The SANBI-GBIF Team embarked on a two-day journey to Spain in December 2022 to participate in an exciting new project in collaboration with GBIF-Spain, funded through the Capacity Enhancement Support Programme (CESP) of the Global Biodiversity Information Facility (GBIF). Francisco Pando (GBIF-Spain) reported that the project is “a beautiful challenge” as it is taking us into an area that is “relevant and full of potential in the GBIF universe, and out of our comfort zone”.
The expected impact of the project entitled “Cross-continental partnership to investigate data mining approaches for impactful data use cases and stories” is to create capacity in data mining and big data handling, and to jointly develop an eLearning training course on “analytical techniques in biodiversity big data”. The project aims to capacitate upwards of 20 participants, with trainers from Spain, Ghana and South Africa, and will also produce relevant training materials for further rollout of training events.
This joint venture included training and information exchange on the eLearning platform which was released in February 2022 at a Data Cleaning workshop held in Cape Town. This platform is hosted by GBIF-Spain.

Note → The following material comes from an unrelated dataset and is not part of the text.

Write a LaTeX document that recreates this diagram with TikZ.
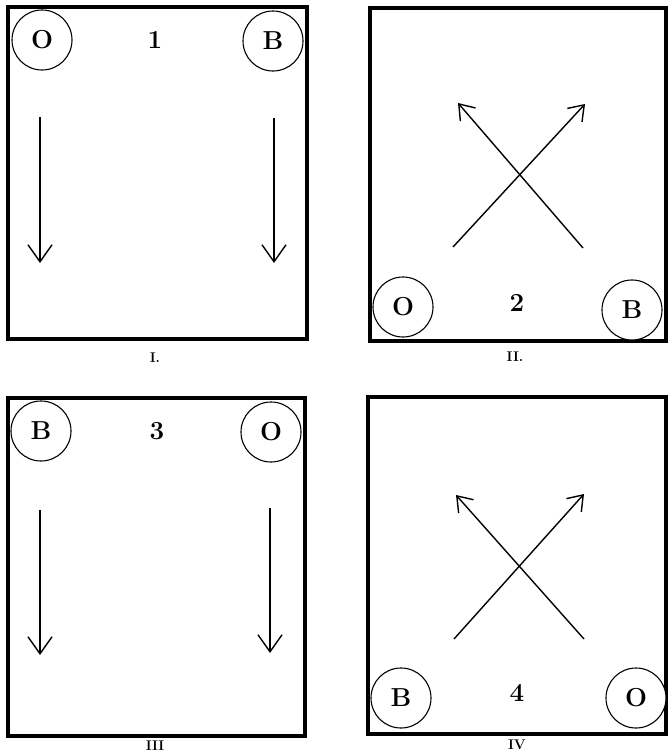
\documentclass[tikz,border=0pt]{standalone}
\usepackage{fontspec}
\usepackage{tikz}
\usetikzlibrary{arrows.meta}
\tikzset{
  playernode/.style={circle,draw,line width=1.1pt,minimum size=60pt,inner sep=0pt,fill=white,
    font=\fontsize{26}{28}\selectfont\bfseries},
  fieldbox/.style={draw,line width=3.6pt},
  fieldnum/.style={font=\fontsize{26}{28}\selectfont\bfseries},
  fieldcap/.style={font=\fontsize{14}{15}\selectfont\bfseries},
  runarrow/.style={-{Straight Barb[length=17pt,width=24pt,line width=1.4pt]},line width=1.4pt},
  crossarrow/.style={-{Straight Barb[length=14pt,width=20pt,line width=1.4pt]},line width=1.4pt}
}

\begin{document}
\begin{tikzpicture}[x=1pt,y=-1pt]
  \useasboundingbox (0,0) rectangle (668,755);
  % field I
  \draw[fieldbox] (8,7) rectangle (307,339);
  \node[playernode] (oI) at (42,40) {O};
  \node[playernode] (bI) at (273,41) {B};
  \node[fieldnum] (nI) at (155,40) {1};
  \node[fieldcap] (capI) at (155,358) {I.};
  \coordinate (oIa) at (40,117);
  \coordinate (oIb) at (40,263);
  \coordinate (bIa) at (274,118);
  \coordinate (bIb) at (274,263);
  \draw[runarrow] (oIa) -- (oIb);
  \draw[runarrow] (bIa) -- (bIb);
  % field II
  \draw[fieldbox] (370,8) rectangle (666,341);
  \node[playernode] (oII) at (403,307) {O};
  \node[playernode] (bII) at (632,310) {B};
  \node[fieldnum] (nII) at (517,303) {2};
  \node[fieldcap] (capII) at (515,357) {II.};
  \coordinate (oIIa) at (453,247);
  \coordinate (oIIb) at (585,104);
  \coordinate (bIIa) at (583,248);
  \coordinate (bIIb) at (458,103);
  \draw[crossarrow] (oIIa) -- (oIIb);
  \draw[crossarrow] (bIIa) -- (bIIb);
  % field III
  \draw[fieldbox] (8,398) rectangle (305,736);
  \node[playernode] (bIII) at (41,431) {B};
  \node[playernode] (oIII) at (271,432) {O};
  \node[fieldnum] (nIII) at (157,431) {3};
  \node[fieldcap] (capIII) at (155,746) {III};
  \coordinate (bIIIa) at (40,510);
  \coordinate (bIIIb) at (40,655);
  \coordinate (oIIIa) at (270,508);
  \coordinate (oIIIb) at (270,653);
  \draw[runarrow] (bIIIa) -- (bIIIb);
  \draw[runarrow] (oIIIa) -- (oIIIb);
  % field IV
  \draw[fieldbox] (368,397) rectangle (666,734);
  \node[playernode] (bIV) at (401,698) {B};
  \node[playernode] (oIV) at (636,698) {O};
  \node[fieldnum] (nIV) at (517,693) {4};
  \node[fieldcap] (capIV) at (517,745) {IV};
  \coordinate (bIVa) at (454,639);
  \coordinate (bIVb) at (584,494);
  \coordinate (oIVa) at (584,639);
  \coordinate (oIVb) at (456,495);
  \draw[crossarrow] (bIVa) -- (bIVb);
  \draw[crossarrow] (oIVa) -- (oIVb);
\end{tikzpicture}
\end{document}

The need for training and capacity building in biodiversity informatics as a new area of science is critical. Here, vast quantities of biodiversity data put together in a uniform, fair way, and now available, in part led by GBIF, is recognized as an enabler of high impact innovative science, and a key to respond to the current societal challenges. However, the exploitation of data and this resource is often hindered by limited capacity. GBIF recognized this issue, and some of its national nodes, such as South Africa and Spain, include capacity building, through training and especially eLearning, as a strong pillar in their strategies and work plans. SANBI-GBIF and GBIF Spain aim to optimize efforts, and grow national capacity, with course content available to support the needs of the biodiversity informatics community.

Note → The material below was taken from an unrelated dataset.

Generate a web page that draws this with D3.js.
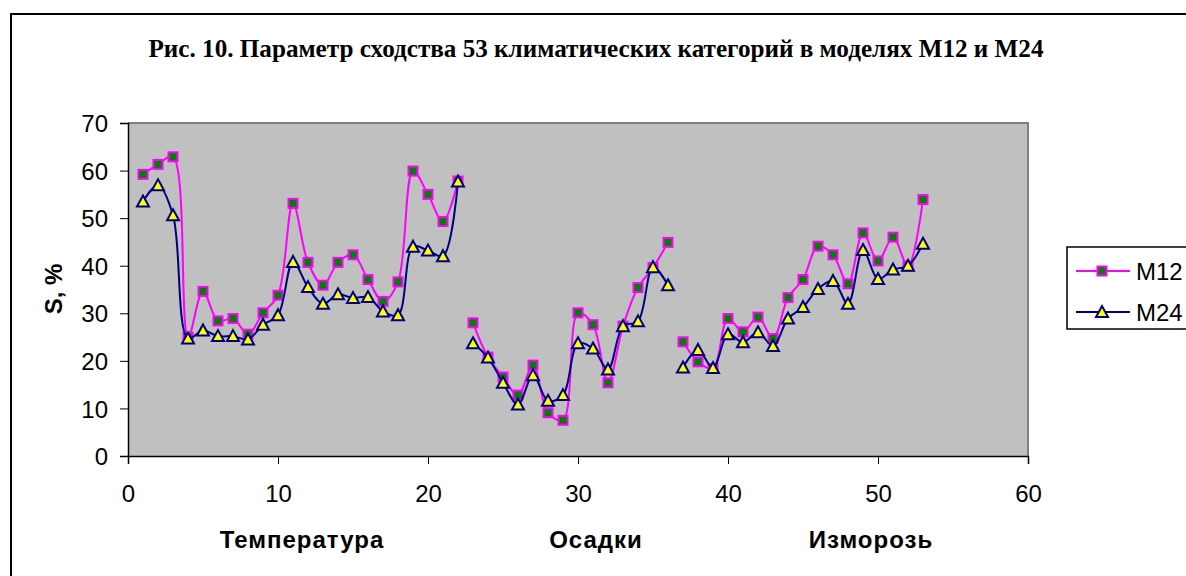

Further topics covered at the meeting included artificial intelligence (AI) and ‘big data’ by Dr. Fernando Aguilar (Institute of Physics of Cantabria, specialising in computing and data science), and contributions by Professor David Galicia from the University of Navarra, with a focus on the use and application of software like “R”, “RStudio” and the value of APIs like rgbif for accessing, downloading, and visualising biodiversity data. The use of the R programming language in Jupyter Notebook, which is a web based interactive computing platform was also explored. Other aspects also included advances in machine learning and deep learning leading to the ability to decipher the content of natural images. This can provide new insight for researchers and make difficult analyses of natural images a routine task.
In addition, data cleaning techniques were discussed, particularly enhancing the quality of data with further discussion about aspects like the quality index for data publishing. This index allows for scoring of a dataset based on quality. Data reduction techniques applied to digital accessible knowledge (DAK) was also addressed, especially as this relates to aspects like time, geographic space, and the taxonomy of biodiversity data. Ultimately, data should be fit for use to ascertain what questions can be asked from the data.
An exciting outcome from this collaboration is the training workshop which will be hosted by SANBI-GBIF in Cape Town this June.